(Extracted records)
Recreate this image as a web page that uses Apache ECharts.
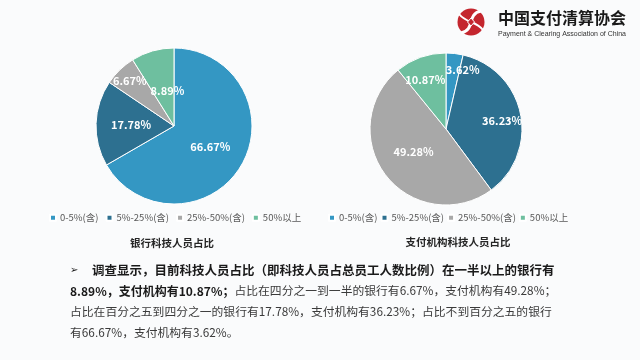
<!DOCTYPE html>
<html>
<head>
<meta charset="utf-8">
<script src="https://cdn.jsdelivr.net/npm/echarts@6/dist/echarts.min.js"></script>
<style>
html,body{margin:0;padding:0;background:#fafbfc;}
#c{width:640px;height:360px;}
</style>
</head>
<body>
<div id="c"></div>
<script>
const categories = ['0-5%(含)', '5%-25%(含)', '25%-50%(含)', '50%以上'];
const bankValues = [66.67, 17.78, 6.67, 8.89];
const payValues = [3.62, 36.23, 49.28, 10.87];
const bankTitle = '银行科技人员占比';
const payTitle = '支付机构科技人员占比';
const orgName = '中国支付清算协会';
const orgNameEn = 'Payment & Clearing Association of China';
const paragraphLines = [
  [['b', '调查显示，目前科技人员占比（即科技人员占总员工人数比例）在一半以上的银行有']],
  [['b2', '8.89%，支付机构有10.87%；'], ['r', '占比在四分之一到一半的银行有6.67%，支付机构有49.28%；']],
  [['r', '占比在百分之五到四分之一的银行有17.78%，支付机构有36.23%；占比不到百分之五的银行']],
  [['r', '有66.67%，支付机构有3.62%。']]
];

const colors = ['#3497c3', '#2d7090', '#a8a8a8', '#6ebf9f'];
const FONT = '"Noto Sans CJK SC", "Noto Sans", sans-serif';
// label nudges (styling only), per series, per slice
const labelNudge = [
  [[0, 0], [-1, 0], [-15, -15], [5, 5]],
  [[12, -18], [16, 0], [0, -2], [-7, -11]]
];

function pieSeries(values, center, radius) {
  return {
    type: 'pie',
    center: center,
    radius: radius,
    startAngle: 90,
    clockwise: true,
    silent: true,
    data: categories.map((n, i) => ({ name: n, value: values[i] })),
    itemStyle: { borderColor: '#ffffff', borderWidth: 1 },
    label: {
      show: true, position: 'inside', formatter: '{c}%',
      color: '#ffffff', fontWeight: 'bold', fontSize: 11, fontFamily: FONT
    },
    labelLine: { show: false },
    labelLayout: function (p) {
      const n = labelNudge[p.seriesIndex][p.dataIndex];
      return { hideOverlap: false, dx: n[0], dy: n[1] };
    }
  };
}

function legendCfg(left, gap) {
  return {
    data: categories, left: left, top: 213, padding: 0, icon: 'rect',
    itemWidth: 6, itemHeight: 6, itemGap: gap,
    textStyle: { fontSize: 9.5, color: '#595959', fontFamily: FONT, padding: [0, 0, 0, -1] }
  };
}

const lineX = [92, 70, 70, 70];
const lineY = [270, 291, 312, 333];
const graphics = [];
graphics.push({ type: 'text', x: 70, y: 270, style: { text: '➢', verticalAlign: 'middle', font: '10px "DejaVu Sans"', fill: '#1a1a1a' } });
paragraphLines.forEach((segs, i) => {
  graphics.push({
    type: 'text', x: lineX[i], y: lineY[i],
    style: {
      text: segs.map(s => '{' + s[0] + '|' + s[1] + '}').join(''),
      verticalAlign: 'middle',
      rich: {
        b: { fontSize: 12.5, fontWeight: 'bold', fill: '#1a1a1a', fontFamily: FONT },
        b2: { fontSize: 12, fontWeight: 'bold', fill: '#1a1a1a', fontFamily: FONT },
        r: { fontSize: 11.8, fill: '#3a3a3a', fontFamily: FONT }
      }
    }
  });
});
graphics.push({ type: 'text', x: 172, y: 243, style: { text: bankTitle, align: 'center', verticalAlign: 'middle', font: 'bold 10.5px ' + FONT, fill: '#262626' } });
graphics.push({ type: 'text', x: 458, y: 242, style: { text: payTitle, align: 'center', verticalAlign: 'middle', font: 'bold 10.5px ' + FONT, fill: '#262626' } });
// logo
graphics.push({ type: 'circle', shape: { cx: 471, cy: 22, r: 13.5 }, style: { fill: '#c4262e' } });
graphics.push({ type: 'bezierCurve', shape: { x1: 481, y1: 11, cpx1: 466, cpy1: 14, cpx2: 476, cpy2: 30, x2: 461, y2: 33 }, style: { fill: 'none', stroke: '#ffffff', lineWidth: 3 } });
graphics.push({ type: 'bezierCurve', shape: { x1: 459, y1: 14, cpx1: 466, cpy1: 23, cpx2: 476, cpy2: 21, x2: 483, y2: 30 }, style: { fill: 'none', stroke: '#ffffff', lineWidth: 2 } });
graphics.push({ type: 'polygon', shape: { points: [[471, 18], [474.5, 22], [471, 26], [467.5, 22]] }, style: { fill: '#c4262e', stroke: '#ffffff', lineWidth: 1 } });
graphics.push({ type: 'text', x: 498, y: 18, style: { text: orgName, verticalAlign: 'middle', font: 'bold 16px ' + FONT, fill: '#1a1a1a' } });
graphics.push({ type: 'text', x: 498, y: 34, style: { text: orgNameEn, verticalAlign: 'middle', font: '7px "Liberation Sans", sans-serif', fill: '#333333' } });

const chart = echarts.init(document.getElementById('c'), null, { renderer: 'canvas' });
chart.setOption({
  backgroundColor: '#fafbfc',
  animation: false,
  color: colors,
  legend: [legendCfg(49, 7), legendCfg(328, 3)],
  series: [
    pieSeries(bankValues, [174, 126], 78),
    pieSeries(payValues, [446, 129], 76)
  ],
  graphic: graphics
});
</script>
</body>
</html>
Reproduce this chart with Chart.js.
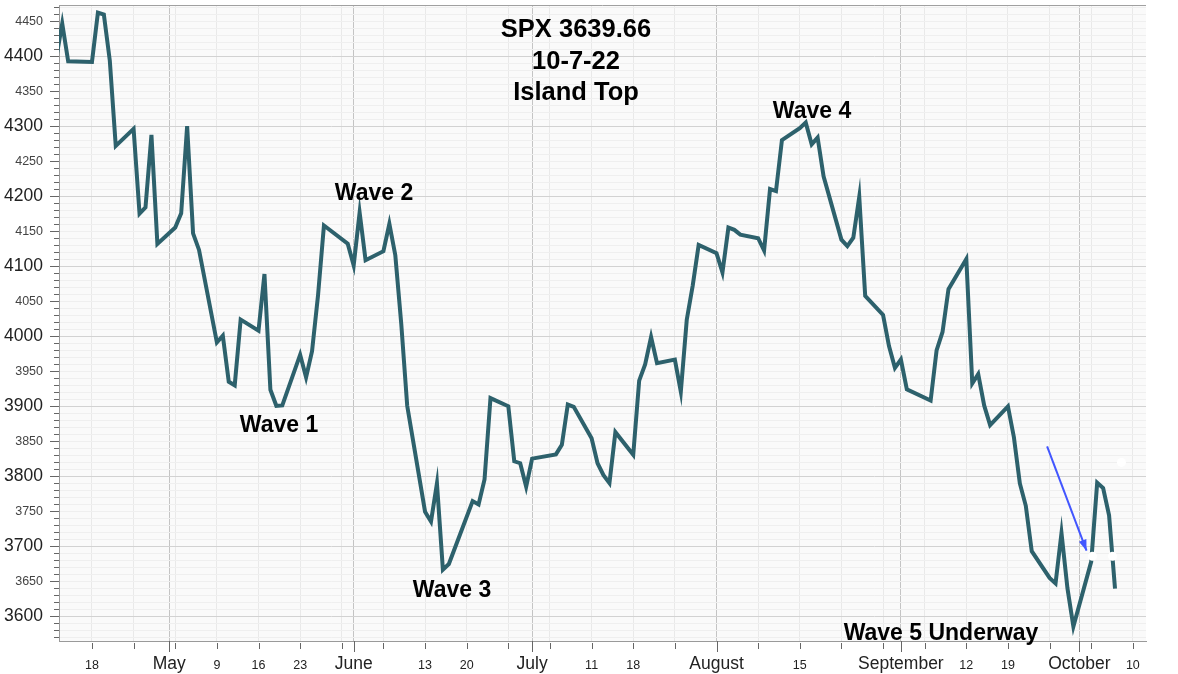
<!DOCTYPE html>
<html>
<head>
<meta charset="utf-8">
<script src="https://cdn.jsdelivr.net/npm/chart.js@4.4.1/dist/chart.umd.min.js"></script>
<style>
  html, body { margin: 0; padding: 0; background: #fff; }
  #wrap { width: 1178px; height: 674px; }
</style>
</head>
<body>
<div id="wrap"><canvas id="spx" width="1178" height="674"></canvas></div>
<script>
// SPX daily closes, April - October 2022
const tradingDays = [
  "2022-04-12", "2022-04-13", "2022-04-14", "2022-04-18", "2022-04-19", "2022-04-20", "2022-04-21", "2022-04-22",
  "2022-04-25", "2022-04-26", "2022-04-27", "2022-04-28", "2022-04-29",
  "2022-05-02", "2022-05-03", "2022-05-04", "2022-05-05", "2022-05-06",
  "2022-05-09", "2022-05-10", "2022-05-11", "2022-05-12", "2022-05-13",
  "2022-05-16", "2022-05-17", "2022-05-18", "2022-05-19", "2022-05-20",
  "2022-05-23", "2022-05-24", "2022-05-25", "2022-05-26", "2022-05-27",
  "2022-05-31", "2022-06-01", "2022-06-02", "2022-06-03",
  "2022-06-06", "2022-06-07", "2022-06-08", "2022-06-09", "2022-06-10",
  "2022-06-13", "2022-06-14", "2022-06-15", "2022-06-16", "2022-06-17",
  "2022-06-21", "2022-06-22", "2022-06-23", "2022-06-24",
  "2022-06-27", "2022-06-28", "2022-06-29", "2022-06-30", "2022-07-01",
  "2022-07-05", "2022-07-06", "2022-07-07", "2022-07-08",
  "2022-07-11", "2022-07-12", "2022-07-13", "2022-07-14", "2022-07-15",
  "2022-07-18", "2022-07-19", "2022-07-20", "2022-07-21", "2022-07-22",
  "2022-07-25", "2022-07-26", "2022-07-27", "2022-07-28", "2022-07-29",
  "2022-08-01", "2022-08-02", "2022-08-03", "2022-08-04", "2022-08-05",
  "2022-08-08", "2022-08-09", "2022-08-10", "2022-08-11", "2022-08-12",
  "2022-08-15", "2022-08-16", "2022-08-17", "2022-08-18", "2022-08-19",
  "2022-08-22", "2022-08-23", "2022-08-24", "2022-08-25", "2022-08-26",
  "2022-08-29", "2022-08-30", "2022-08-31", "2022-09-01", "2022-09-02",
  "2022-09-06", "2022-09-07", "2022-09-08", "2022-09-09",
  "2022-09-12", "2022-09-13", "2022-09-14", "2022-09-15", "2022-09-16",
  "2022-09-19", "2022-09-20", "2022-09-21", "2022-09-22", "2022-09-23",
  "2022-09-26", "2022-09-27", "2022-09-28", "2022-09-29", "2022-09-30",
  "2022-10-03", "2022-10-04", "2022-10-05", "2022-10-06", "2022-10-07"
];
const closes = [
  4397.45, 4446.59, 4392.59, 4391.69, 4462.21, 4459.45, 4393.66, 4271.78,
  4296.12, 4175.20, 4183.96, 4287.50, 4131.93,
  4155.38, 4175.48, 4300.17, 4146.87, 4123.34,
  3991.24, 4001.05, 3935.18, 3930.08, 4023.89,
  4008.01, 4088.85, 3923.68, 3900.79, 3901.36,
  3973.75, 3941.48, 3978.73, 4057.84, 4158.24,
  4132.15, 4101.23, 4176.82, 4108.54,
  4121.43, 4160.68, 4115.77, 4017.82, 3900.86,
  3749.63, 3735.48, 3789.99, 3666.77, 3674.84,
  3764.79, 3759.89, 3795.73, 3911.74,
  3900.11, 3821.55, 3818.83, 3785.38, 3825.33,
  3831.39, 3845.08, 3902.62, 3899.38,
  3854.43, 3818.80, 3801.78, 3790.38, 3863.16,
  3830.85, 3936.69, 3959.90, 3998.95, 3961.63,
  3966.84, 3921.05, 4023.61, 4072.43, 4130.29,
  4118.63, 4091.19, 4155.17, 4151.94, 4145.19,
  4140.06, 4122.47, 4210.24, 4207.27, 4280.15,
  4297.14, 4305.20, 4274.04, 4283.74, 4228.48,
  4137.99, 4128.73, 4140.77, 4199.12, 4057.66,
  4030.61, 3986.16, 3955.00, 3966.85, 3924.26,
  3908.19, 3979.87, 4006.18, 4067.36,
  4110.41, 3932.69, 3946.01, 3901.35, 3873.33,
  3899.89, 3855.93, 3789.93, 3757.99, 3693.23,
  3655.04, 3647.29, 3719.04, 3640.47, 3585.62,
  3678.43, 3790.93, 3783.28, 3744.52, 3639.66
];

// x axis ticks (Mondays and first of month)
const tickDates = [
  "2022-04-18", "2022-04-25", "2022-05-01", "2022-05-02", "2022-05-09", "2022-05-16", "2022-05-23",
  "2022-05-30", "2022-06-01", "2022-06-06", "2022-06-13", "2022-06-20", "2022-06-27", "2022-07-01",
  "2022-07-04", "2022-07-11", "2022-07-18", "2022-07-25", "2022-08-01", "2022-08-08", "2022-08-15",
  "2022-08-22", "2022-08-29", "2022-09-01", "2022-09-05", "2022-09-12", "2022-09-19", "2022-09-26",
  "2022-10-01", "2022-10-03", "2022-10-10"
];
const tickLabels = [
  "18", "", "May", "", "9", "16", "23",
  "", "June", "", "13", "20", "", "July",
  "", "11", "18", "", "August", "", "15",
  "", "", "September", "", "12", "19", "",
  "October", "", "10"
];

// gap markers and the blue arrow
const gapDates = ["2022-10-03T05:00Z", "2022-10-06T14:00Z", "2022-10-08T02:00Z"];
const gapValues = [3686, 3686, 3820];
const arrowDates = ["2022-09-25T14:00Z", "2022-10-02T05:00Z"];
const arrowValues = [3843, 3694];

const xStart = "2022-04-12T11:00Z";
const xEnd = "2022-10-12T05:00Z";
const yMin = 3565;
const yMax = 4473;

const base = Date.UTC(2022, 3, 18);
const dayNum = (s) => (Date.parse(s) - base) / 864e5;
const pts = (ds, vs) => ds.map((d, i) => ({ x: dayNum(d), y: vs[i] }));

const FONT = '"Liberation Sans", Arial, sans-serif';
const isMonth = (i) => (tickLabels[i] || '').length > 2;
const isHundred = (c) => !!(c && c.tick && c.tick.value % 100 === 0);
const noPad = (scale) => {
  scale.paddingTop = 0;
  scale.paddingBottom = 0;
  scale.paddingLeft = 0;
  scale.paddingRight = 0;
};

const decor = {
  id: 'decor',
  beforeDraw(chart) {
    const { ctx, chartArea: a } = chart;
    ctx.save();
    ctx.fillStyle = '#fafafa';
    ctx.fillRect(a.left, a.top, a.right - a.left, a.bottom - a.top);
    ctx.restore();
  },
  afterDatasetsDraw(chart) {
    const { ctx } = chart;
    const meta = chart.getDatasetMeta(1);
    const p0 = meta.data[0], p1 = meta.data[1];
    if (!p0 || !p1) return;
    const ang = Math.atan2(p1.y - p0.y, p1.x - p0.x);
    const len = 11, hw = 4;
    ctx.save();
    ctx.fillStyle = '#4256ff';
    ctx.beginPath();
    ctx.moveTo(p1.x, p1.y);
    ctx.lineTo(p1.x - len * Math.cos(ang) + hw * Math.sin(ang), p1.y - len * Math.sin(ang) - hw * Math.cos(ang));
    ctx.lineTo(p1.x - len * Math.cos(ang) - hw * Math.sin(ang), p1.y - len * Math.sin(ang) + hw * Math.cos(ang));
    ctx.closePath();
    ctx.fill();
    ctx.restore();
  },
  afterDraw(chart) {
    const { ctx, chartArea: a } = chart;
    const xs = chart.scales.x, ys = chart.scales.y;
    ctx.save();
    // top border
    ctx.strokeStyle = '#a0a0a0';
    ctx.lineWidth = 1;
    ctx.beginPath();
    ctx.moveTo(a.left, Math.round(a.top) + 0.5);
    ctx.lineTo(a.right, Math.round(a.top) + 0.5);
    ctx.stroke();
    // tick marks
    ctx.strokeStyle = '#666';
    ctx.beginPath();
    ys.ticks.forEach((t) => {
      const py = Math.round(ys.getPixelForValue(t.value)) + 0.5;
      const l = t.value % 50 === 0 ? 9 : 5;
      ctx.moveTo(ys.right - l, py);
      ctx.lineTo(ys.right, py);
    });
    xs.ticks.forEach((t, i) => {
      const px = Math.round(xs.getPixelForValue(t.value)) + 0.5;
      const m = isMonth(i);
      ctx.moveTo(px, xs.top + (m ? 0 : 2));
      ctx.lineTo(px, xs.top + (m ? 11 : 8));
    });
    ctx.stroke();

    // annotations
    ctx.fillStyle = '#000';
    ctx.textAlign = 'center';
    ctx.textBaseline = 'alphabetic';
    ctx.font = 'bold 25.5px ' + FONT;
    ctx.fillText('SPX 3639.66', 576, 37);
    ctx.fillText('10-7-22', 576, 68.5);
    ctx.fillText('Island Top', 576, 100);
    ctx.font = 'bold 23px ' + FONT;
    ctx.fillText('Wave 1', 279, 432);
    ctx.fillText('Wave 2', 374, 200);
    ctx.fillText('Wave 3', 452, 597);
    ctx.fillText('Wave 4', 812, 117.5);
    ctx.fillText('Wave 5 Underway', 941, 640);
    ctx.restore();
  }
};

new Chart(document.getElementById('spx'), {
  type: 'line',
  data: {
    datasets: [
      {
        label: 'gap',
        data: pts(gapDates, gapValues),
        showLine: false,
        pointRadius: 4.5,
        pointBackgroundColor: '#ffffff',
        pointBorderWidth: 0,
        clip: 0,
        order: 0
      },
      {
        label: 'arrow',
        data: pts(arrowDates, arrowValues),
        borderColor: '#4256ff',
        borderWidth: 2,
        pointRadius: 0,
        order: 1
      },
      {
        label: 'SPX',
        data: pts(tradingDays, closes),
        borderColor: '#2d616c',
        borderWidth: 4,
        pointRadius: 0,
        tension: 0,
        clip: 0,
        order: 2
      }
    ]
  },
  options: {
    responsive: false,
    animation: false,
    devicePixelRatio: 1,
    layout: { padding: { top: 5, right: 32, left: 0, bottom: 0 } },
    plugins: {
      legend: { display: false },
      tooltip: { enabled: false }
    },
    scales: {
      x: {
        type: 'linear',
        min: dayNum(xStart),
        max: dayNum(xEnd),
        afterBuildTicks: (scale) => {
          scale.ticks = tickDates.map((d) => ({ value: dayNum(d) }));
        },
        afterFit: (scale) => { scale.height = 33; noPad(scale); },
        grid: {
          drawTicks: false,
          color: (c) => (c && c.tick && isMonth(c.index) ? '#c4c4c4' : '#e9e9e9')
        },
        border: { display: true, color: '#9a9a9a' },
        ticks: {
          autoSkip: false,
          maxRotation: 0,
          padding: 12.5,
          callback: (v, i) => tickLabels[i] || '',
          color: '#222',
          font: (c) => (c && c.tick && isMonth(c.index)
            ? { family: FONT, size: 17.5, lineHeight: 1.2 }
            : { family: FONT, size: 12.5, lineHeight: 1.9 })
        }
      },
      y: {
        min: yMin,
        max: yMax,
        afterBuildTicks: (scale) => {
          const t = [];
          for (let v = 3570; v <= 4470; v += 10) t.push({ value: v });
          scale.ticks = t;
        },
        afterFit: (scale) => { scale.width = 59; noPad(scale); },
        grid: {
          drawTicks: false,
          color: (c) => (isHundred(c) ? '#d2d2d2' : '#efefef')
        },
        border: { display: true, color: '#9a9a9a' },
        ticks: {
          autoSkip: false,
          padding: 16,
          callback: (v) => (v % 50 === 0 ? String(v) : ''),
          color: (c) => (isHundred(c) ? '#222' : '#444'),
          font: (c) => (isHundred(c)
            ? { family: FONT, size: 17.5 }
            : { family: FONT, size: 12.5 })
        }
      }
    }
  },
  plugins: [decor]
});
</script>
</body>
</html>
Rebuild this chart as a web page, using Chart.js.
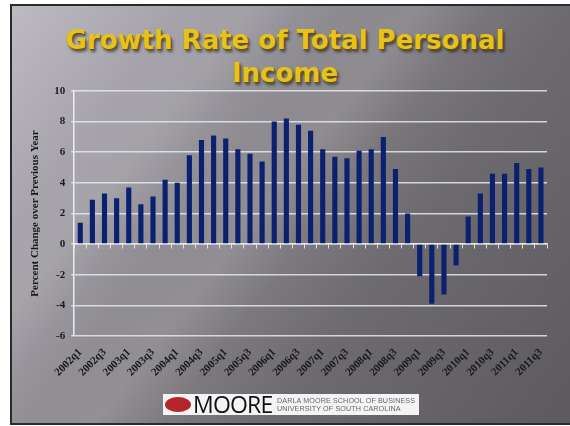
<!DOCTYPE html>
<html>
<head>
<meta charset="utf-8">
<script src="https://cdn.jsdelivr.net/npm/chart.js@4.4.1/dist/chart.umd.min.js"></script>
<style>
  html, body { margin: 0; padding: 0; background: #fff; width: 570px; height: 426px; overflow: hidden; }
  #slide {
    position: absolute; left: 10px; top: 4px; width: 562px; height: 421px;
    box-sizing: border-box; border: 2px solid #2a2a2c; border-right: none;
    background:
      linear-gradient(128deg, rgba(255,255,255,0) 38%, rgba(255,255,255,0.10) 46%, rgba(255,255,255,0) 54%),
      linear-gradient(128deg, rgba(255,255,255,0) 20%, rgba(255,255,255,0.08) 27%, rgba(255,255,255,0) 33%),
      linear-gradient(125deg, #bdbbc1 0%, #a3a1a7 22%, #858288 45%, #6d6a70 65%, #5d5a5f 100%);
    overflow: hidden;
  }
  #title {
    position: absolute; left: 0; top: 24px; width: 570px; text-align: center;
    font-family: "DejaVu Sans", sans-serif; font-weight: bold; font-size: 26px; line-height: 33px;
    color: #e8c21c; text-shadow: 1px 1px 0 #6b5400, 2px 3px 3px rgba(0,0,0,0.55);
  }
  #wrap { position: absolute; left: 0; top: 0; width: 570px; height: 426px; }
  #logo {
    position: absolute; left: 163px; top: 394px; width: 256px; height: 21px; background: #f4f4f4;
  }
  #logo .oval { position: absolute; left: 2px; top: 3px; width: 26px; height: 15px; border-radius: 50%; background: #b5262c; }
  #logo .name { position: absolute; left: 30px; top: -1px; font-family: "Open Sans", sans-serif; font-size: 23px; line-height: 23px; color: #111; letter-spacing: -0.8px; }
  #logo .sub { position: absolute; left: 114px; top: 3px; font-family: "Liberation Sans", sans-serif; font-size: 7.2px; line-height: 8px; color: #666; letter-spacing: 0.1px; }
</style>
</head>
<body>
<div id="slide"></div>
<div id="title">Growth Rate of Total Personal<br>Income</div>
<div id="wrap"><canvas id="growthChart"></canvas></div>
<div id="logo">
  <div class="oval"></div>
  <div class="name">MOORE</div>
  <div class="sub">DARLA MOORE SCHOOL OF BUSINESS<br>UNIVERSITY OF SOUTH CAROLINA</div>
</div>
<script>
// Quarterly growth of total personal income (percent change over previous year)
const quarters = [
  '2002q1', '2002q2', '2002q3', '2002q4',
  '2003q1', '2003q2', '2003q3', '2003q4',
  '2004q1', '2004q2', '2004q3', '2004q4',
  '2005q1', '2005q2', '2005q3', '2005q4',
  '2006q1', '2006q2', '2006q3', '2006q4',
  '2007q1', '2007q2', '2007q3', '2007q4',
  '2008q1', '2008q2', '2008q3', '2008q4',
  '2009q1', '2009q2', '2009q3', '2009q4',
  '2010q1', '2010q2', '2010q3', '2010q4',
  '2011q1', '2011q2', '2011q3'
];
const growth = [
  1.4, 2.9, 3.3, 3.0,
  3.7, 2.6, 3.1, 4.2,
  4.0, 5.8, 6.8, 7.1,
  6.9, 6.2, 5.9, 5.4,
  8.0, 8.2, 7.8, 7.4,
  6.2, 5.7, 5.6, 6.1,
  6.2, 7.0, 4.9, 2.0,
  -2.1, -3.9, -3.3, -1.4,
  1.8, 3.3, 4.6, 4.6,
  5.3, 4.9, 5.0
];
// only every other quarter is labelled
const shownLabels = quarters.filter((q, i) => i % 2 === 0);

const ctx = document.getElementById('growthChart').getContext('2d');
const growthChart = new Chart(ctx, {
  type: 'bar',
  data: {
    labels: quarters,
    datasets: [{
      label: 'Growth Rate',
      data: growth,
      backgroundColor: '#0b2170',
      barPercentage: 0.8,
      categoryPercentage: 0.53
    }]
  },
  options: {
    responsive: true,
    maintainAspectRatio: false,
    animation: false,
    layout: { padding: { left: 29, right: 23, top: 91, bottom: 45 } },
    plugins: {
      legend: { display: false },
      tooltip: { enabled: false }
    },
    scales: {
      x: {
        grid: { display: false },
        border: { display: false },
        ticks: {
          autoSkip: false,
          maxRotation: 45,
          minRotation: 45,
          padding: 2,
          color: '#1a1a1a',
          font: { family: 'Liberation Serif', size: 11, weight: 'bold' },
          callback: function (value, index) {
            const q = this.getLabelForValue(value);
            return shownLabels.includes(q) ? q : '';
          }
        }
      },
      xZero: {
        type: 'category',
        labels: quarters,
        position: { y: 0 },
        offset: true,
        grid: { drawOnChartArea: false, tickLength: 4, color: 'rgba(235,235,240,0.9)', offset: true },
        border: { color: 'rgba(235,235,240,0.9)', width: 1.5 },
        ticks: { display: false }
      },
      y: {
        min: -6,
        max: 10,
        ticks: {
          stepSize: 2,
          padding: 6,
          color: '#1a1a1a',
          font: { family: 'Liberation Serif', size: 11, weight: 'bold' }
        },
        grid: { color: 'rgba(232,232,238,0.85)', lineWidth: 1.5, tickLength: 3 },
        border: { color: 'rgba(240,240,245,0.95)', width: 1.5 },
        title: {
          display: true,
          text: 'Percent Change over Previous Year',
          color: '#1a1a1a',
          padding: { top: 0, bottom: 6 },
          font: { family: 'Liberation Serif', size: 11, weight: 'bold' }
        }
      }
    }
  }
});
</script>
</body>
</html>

◆ **What you will do**
In the entries above, find the lines containing the word "page" and say how many there are, with no other words.

◆ **Finished exercise**
2